A word of warning though, do not read this novel before you go to bed. I did and for two nights running it seriously disrupted my sleep, which is a testament to just how intense Shannon's narrative is. You will be so totally absorbed into the darkness and twisted logic of her world it becomes very difficult to escape yourself!!

The novel does have its lighter moments though with some great laugh-out-loud comedy, particularly coming from Shannon's parents and their zealous and overcompensative crusade for gay-rights.

An intensely dark, disturbing and thought-provoking classic for our times!

i ruined it for myself but its a good book5
I decided to read this after reading Diary and fight club.

This book is so intense that I really wound myself up and got really anxious about what would happen. I then actually decided to read the end before I got there just to relieve the tension...which was a stupid idea. Cause the end is really good.

just..
dont do that.

but read the book. Its difficult to get your head around palahniuks writing technique at first with the charachters incoherent and nihilistic thoughts but its still awesome.

see through good5
i was so impressed by this book that i will now be reading everything Chuck Palahniuk wrote. He's now one of my favorite writers, along with Christopher Moore and Jackson McCrae.

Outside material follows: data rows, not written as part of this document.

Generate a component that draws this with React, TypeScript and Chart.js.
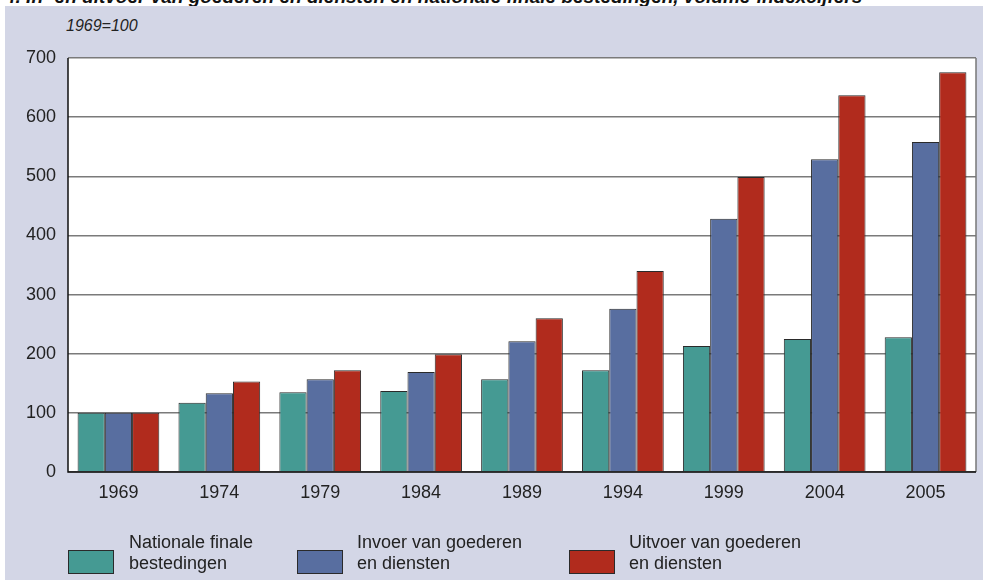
import React, { useEffect, useRef } from "react";
import { Chart, registerables } from "chart.js";

Chart.register(...registerables);

const categories = ["1969", "1974", "1979", "1984", "1989", "1994", "1999", "2004", "2005"];
const nationaleFinale = [100, 117, 135, 137, 157, 172, 213, 225, 228];
const invoer = [100, 133, 157, 169, 221, 276, 428, 529, 558];
const uitvoer = [100, 153, 172, 199, 260, 340, 499, 637, 676];
const seriesNames = ["Nationale finale bestedingen", "Invoer van goederen en diensten", "Uitvoer van goederen en diensten"];
const legendLines = [["Nationale finale", "bestedingen"], ["Invoer van goederen", "en diensten"], ["Uitvoer van goederen", "en diensten"]];
const colors = ["#459a93", "#586ea0", "#b12b1d"];
const yTicks = [0, 100, 200, 300, 400, 500, 600, 700];

const FONT = "'Liberation Sans', Arial, sans-serif";

const plotBg = {
  id: "plotBg",
  beforeDraw(chart: any) {
    const { ctx, chartArea: a } = chart;
    ctx.save();
    ctx.fillStyle = "#ffffff";
    ctx.fillRect(a.left, a.top, a.right - a.left, a.bottom - a.top);
    ctx.restore();
  },
  afterDatasetsDraw(chart: any) {
    const { ctx, chartArea: a } = chart;
    ctx.save();
    ctx.strokeStyle = "#777777";
    ctx.lineWidth = 1.5;
    ctx.beginPath();
    ctx.moveTo(a.right, a.top);
    ctx.lineTo(a.right, a.bottom);
    ctx.stroke();
    ctx.strokeStyle = "#111111";
    ctx.beginPath();
    ctx.moveTo(a.left, a.top);
    ctx.lineTo(a.left, a.bottom);
    ctx.lineTo(a.right, a.bottom);
    ctx.stroke();
    ctx.restore();
  },
};

export default function App() {
  const ref = useRef<HTMLCanvasElement>(null);
  useEffect(() => {
    if (!ref.current) return;
    const data = [nationaleFinale, invoer, uitvoer];
    const chart = new Chart(ref.current, {
      type: "bar",
      data: {
        labels: categories,
        datasets: data.map((d, i) => ({
          label: seriesNames[i],
          data: d,
          backgroundColor: colors[i],
          borderColor: "#2a2a2a",
          borderWidth: 1,
          borderSkipped: "bottom",
          categoryPercentage: 0.81,
          barPercentage: 1.0,
        })),
      },
      options: {
        animation: false,
        responsive: false,
        maintainAspectRatio: false,
        layout: { padding: { left: 0, top: 58, right: 7, bottom: 68 } },
        plugins: { legend: { display: false }, tooltip: { enabled: false }, title: { display: false } },
        scales: {
          x: {
            grid: { display: false, drawTicks: false },
            border: { display: false },
            ticks: { color: "#222", font: { family: FONT, size: 18 }, padding: 10 },
            afterFit(scale: any) { scale.height = 40; },
          },
          y: {
            min: 0,
            max: 700,
            afterBuildTicks(scale: any) { scale.ticks = yTicks.map((v) => ({ value: v })); },
            grid: { color: "#7a7a7a", lineWidth: 1.5, drawTicks: false },
            border: { display: false },
            ticks: { color: "#222", font: { family: FONT, size: 18 }, padding: 12 },
            afterFit(scale: any) { scale.width = 68; },
          },
        },
      },
      plugins: [plotBg],
    });
    return () => chart.destroy();
  }, []);

  return (
    <div style={{ position: "absolute", left: 0, top: 0, width: 983, height: 580, background: "#ffffff", overflow: "hidden", fontFamily: FONT }}>
      <div style={{ position: "absolute", left: 5, top: 0, width: 978, height: 6, overflow: "hidden" }}>
        <div style={{ position: "absolute", left: 0, top: -13, whiteSpace: "nowrap", fontWeight: "bold", fontStyle: "italic", fontSize: 19, lineHeight: "19px", color: "#111" }}>
          4. In- en uitvoer van goederen en diensten en nationale finale bestedingen, volume-indexcijfers
        </div>
      </div>
      <div style={{ position: "absolute", left: 5, top: 6, width: 978, height: 574, background: "#d3d6e6" }} />
      <div style={{ position: "absolute", left: 66, top: 17, fontStyle: "italic", fontSize: 16, color: "#222", lineHeight: "18px" }}>1969=100</div>
      <canvas ref={ref} width={983} height={580} style={{ position: "absolute", left: 0, top: 0, width: 983, height: 580 }} />
      {legendLines.map((lines, i) => {
        const boxX = [68, 297, 569][i];
        const textX = [129, 357, 629][i];
        return (
          <React.Fragment key={i}>
            <div style={{ position: "absolute", left: boxX, top: 550, width: 46, height: 24, background: colors[i], border: "1px solid #2a2a2a", boxSizing: "border-box" }} />
            <div style={{ position: "absolute", left: textX, top: 532, fontSize: 18, lineHeight: "21px", color: "#222", whiteSpace: "nowrap" }}>
              {lines[0]}<br />{lines[1]}
            </div>
          </React.Fragment>
        );
      })}
    </div>
  );
}
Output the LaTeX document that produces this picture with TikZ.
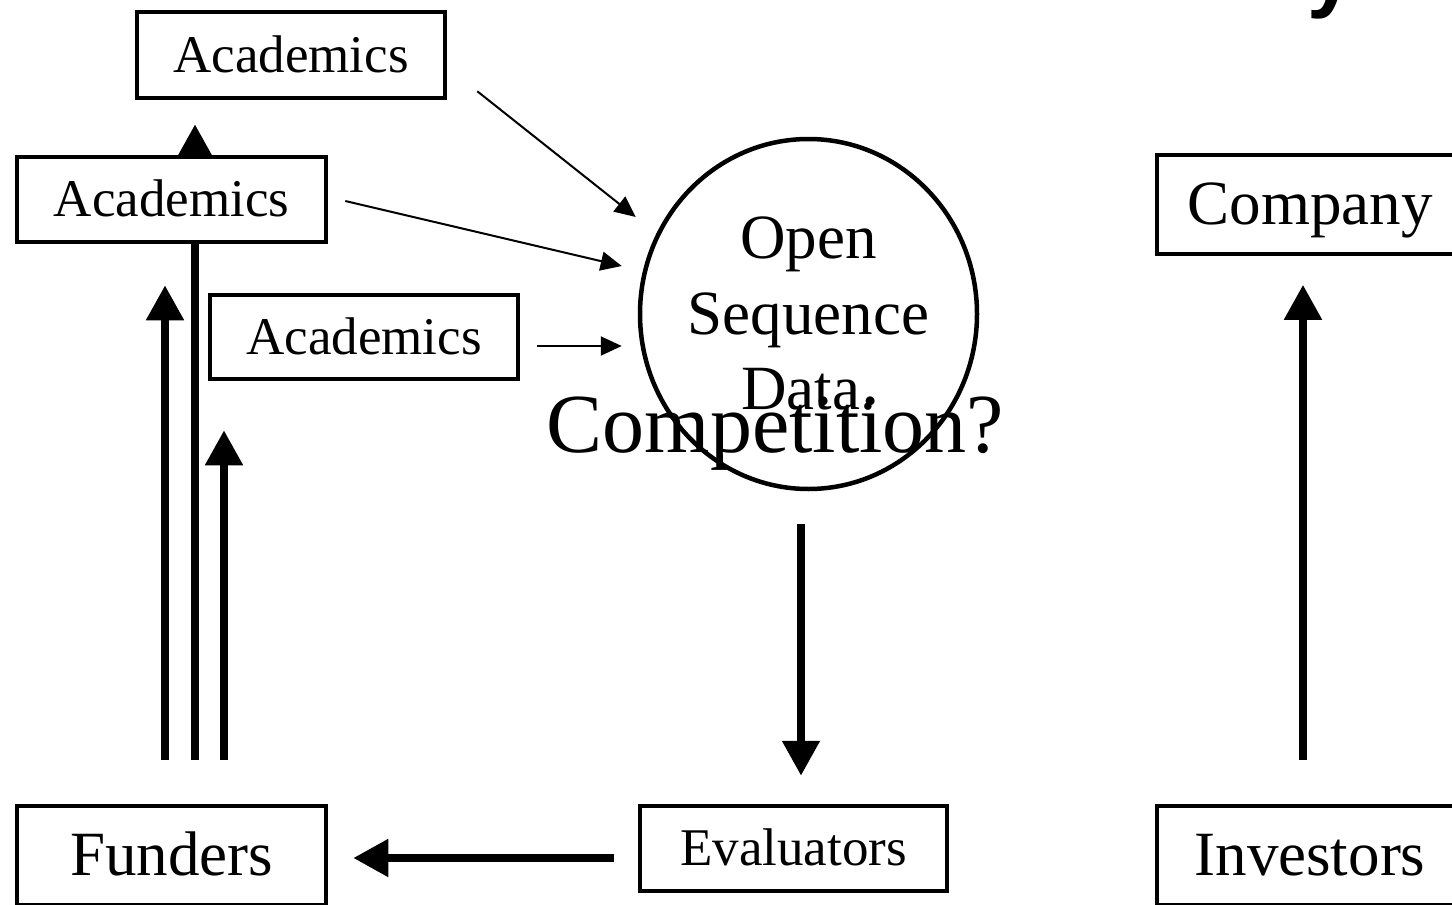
\documentclass[tikz,border=0pt]{standalone}
\usepackage{fontspec}
\setmainfont{Liberation Serif}
\newfontfamily\titlefont{Liberation Sans}
\usetikzlibrary{arrows.meta,shapes.geometric}

\begin{document}
\begin{tikzpicture}[x=1pt,y=-1pt,
    box/.style={draw,line width=4.5pt,fill=white,inner sep=0pt},
    smalltext/.style={font=\fontsize{53}{60}\selectfont,text height=34pt,text depth=0pt},
    bigtext/.style={font=\fontsize{63}{76}\selectfont,text height=40pt,text depth=0pt},
    fatarrow/.style={line width=8pt,-{Triangle[width=36pt,length=35pt]}},
    thinarrow/.style={line width=2pt,-{Triangle[width=19pt,length=21pt]}}]
        \useasboundingbox (0,0) rectangle (1452,905);
        \clip (0,0) rectangle (1452,905);
        %% title, cut off at the top
        \node[font=\titlefont\bfseries\fontsize{85}{90}\selectfont,inner sep=0pt,anchor=base west] (title) at (1307,1) {y};
        %% boxes
        \node[box,smalltext,minimum width=308,minimum height=86] (acadA) at (291,55) {Academics};
        \node[box,smalltext,minimum width=308,minimum height=84] (acadC) at (364,337) {Academics};
        \node[box,bigtext,minimum width=309,minimum height=99] (fund) at (171.5,855.5) {Funders};
        \node[box,smalltext,minimum width=307,minimum height=85] (eval) at (793.5,848.5) {Evaluators};
        \node[box,bigtext,minimum width=306,minimum height=99] (comp) at (1310,204.5) {Company};
        \node[box,bigtext,minimum width=306,minimum height=99] (inv) at (1310,855.5) {Investors};
        \node[draw,ellipse,line width=4.5pt,inner xsep=-5pt,inner ysep=0pt,minimum width=337,minimum height=350,
              align=center,font=\fontsize{63}{75.5}\selectfont] (data) at (808.5,314) {Open\\Sequence\\Data.};
        \node[font=\fontsize{84}{90}\selectfont,inner sep=0pt,anchor=base] (comptn) at (775.5,452) {Competition?};
        %% funding line behind the middle box
        \draw[fatarrow] ([xshift=23.5pt,yshift=44pt]fund.north) -- ([xshift=-96pt,yshift=-24pt]acadA.south);
        \node[box,smalltext,minimum width=309,minimum height=85] (acadB) at (171.5,199.5) {Academics};
        %% thick arrows
        \draw[fatarrow] ([xshift=-6.5pt,yshift=44pt]fund.north) -- ([xshift=-6.5pt,yshift=-41pt]acadB.south);
        \draw[fatarrow] ([xshift=52.5pt,yshift=44pt]fund.north) -- ([xshift=-140pt,yshift=-49pt]acadC.south);
        \draw[fatarrow] ([xshift=-7.5pt,yshift=-33pt]data.south) -- ([xshift=7.5pt,yshift=28pt]eval.north);
        \draw[fatarrow] ([xshift=-24pt,yshift=-9.5pt]eval.west) -- ([xshift=25pt,yshift=-2.5pt]fund.east);
        \draw[fatarrow] ([xshift=-7pt,yshift=44pt]inv.north) -- ([xshift=-7pt,yshift=-28.5pt]comp.south);
        %% thin arrows into the data
        \draw[thinarrow] ([xshift=30pt,yshift=9pt]acadA.south east) -- ([xshift=-2pt,yshift=97pt]data.west);
        \draw[thinarrow] ([xshift=17pt,yshift=-1.5pt]acadB.east) -- ([xshift=-16pt,yshift=48pt]data.west);
        \draw[thinarrow] ([xshift=17pt,yshift=-9pt]acadC.east) -- ([xshift=-16pt,yshift=-32pt]data.west);
    \end{tikzpicture}
\end{document}
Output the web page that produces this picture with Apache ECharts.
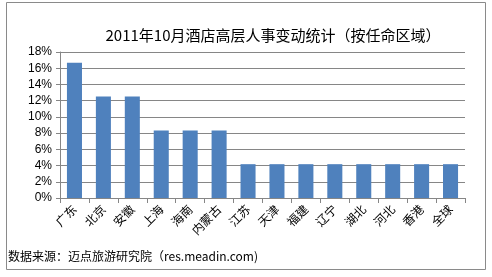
<!DOCTYPE html>
<html><head><meta charset="utf-8">
<script src="https://cdn.jsdelivr.net/npm/echarts@6/dist/echarts.min.js"></script>
<style>html,body{margin:0;padding:0;background:#fff}#c{width:492px;height:277px}</style>
</head><body><div id="c"></div>
<script>
const titleText = '2011年10月酒店高层人事变动统计（按任命区域）';
const sourceText = '数据来源：迈点旅游研究院（res.meadin.com)';
const categories = ['广东','北京','安徽','上海','海南','内蒙古','江苏','天津','福建','辽宁','湖北','河北','香港','全球'];
const shares = [16.67,12.5,12.5,8.33,8.33,8.33,4.17,4.17,4.17,4.17,4.17,4.17,4.17,4.17];
const yTicks = {min:0, max:18, interval:2};

const chart = echarts.init(document.getElementById('c'), null, {renderer:'canvas'});
const font = '"Liberation Sans", "Noto Sans CJK SC", sans-serif';
chart.setOption({
  animation:false,
  title:{text:titleText, top:23, left:268, textAlign:'center',
    textStyle:{fontSize:15, fontWeight:'normal', color:'#000', fontFamily:'"Noto Sans CJK SC", sans-serif'}},
  graphic:[
    {type:'rect', shape:{x:6.5,y:2.5,width:479,height:267}, style:{fill:'none', stroke:'#8a8a8a', lineWidth:1}, z:-1},
    {type:'text', left:8, top:250, style:{text:sourceText, fontSize:12, fill:'#000', fontFamily:'"Noto Sans CJK SC", sans-serif'}}
  ],
  grid:{left:60, right:27, top:52, bottom:79},
  xAxis:{type:'category', data:categories, boundaryGap:true,
    axisLine:{lineStyle:{color:'#868686'}},
    axisTick:{show:true, length:5, lineStyle:{color:'#868686'}},
    axisLabel:{rotate:45, fontSize:12, color:'#000', margin:9, fontFamily:'"Noto Sans CJK SC", sans-serif'}},
  yAxis:{type:'value', min:yTicks.min, max:yTicks.max, interval:yTicks.interval,
    axisLine:{show:true, lineStyle:{color:'#868686'}},
    axisTick:{show:true, length:4, lineStyle:{color:'#868686'}},
    splitLine:{lineStyle:{color:'#868686'}},
    axisLabel:{formatter:'{value}%', fontSize:12, color:'#000', margin:8, fontFamily:font}},
  series:[{type:'bar', data:shares, barWidth:'52%', itemStyle:{color:'#4F81BD'}}]
});
</script></body></html>
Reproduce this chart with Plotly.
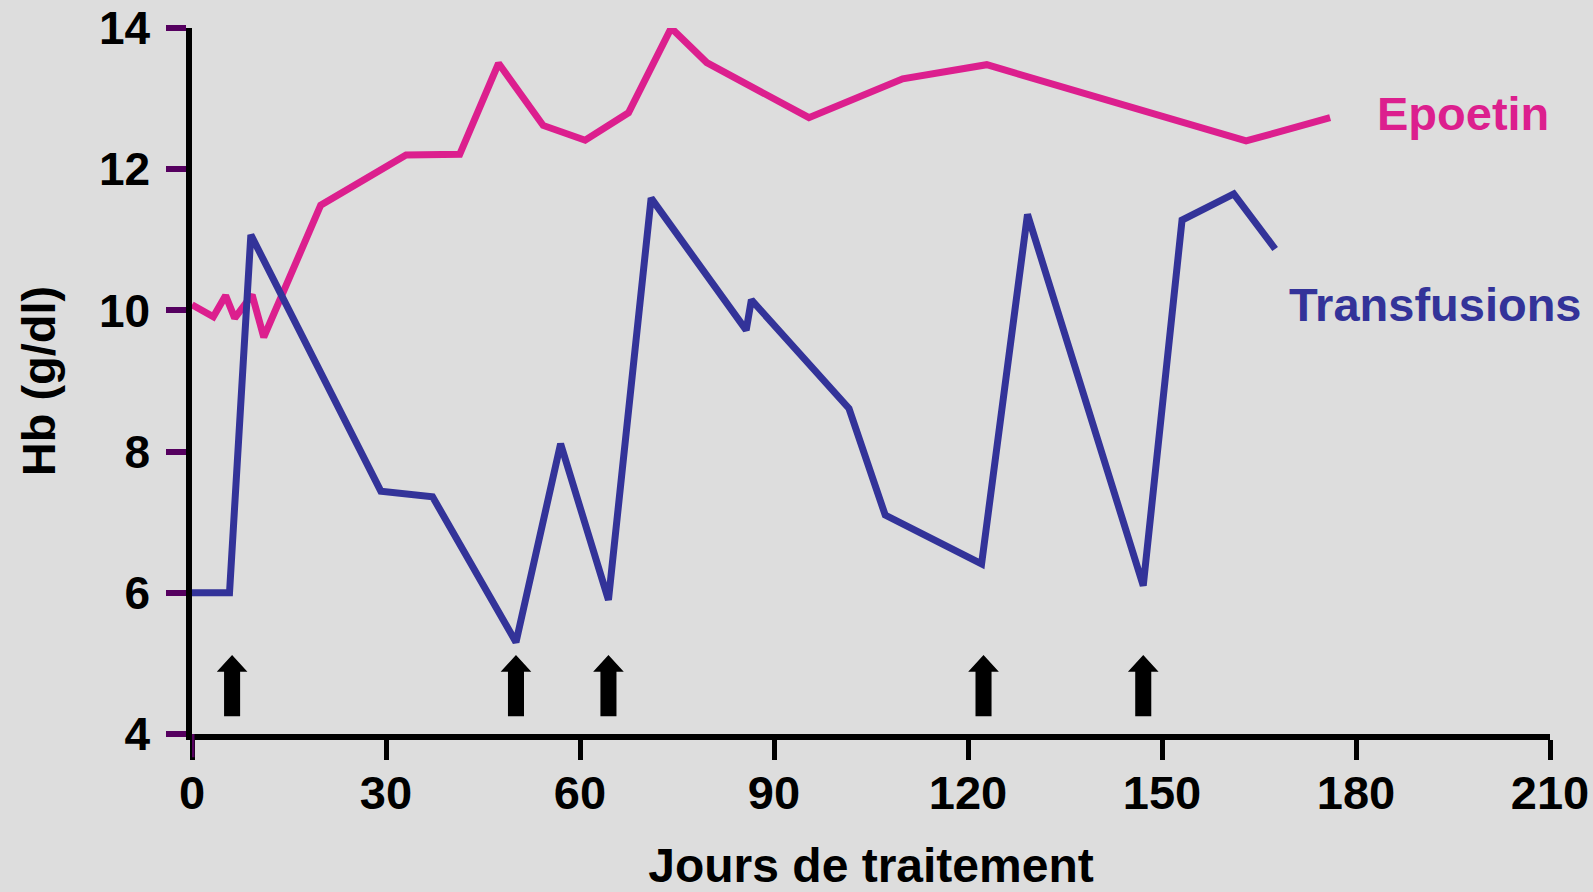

"Invisible Monsters" is a really twisted work that everyone should read. You WILL be put off by some of the humor and references to sex, but that's part of Palahniuk's deal. I can tell you, even if you don't like some of the sections in this book, the coming together at the end makes up for it.

The basic idea of the book is about a fashion model who has become disfigured. Palahniuk uses fashion-type references throughout and the word "Flash!" to denote the fashion world or the remnants of it. A truly well thought out book from cover to cover. I would also recommend the Christopher Moore book "Practical Demon Keeping" and the McCRae "Katzenjammer" for other equally entertaining reads.